Problem to work on
Begin at the first line of the data and copy each line through the one containing "(503,4) -- (503,313);", that line included, with no pictures.
___
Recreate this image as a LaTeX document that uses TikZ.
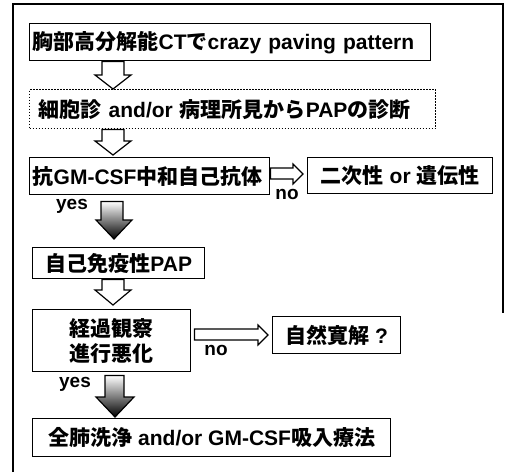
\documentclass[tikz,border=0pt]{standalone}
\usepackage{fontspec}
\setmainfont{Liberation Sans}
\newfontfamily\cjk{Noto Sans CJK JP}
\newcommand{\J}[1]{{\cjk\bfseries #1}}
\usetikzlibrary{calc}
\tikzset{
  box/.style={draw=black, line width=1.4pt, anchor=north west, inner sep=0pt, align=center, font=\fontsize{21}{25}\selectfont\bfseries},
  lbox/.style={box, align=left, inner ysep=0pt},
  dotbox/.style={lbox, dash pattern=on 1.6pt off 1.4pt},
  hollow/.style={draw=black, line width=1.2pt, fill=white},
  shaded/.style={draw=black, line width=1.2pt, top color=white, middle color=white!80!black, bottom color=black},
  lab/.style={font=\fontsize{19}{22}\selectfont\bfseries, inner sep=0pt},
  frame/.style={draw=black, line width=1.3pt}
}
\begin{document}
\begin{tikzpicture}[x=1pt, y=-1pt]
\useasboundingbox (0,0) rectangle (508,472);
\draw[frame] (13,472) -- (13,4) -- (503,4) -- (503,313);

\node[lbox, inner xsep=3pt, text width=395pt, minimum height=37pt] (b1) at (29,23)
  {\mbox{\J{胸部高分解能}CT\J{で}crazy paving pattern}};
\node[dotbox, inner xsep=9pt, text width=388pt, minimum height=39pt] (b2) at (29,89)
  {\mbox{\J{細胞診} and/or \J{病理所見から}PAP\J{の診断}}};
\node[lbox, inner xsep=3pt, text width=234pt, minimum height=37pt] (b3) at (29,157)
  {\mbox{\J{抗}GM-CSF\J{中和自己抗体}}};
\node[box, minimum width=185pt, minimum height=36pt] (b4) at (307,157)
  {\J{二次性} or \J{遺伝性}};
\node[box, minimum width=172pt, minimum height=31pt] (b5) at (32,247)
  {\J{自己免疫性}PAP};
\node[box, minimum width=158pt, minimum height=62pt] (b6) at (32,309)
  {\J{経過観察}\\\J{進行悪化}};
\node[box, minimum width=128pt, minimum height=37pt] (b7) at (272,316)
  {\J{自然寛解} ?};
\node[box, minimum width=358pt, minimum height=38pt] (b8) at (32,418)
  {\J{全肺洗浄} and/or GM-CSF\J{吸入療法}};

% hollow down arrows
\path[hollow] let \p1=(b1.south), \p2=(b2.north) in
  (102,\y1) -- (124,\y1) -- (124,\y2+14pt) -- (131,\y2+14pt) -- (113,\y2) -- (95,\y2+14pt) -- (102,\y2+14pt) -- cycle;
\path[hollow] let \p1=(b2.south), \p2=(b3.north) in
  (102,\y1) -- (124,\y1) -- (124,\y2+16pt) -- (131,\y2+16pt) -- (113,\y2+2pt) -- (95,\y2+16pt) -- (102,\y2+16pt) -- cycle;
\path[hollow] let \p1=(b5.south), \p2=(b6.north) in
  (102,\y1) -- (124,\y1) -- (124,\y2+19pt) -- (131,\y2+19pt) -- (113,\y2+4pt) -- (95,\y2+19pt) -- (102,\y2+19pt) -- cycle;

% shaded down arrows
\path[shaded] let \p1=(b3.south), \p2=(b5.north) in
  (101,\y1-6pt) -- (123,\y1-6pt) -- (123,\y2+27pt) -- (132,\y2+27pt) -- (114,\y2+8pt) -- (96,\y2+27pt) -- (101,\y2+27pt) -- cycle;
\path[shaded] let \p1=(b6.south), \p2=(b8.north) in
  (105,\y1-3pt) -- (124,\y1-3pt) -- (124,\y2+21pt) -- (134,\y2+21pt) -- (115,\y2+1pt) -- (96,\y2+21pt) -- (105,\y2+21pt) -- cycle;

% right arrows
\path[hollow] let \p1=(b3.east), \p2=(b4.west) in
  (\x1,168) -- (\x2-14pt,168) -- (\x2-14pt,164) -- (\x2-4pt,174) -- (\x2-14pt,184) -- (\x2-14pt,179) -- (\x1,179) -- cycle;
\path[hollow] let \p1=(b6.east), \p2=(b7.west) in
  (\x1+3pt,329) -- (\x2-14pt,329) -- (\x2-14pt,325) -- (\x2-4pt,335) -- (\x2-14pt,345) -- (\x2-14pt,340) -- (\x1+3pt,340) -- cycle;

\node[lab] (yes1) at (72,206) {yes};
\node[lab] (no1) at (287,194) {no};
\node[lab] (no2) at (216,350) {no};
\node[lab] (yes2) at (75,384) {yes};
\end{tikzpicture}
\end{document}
___
Reply to the exercise
Recreate this image as a LaTeX document that uses TikZ.
\documentclass[tikz,border=0pt]{standalone}
\usepackage{fontspec}
\setmainfont{Liberation Sans}
\newfontfamily\cjk{Noto Sans CJK JP}
\newcommand{\J}[1]{{\cjk\bfseries #1}}
\usetikzlibrary{calc}
\tikzset{
  box/.style={draw=black, line width=1.4pt, anchor=north west, inner sep=0pt, align=center, font=\fontsize{21}{25}\selectfont\bfseries},
  lbox/.style={box, align=left, inner ysep=0pt},
  dotbox/.style={lbox, dash pattern=on 1.6pt off 1.4pt},
  hollow/.style={draw=black, line width=1.2pt, fill=white},
  shaded/.style={draw=black, line width=1.2pt, top color=white, middle color=white!80!black, bottom color=black},
  lab/.style={font=\fontsize{19}{22}\selectfont\bfseries, inner sep=0pt},
  frame/.style={draw=black, line width=1.3pt}
}
\begin{document}
\begin{tikzpicture}[x=1pt, y=-1pt]
\useasboundingbox (0,0) rectangle (508,472);
\draw[frame] (13,472) -- (13,4) -- (503,4) -- (503,313);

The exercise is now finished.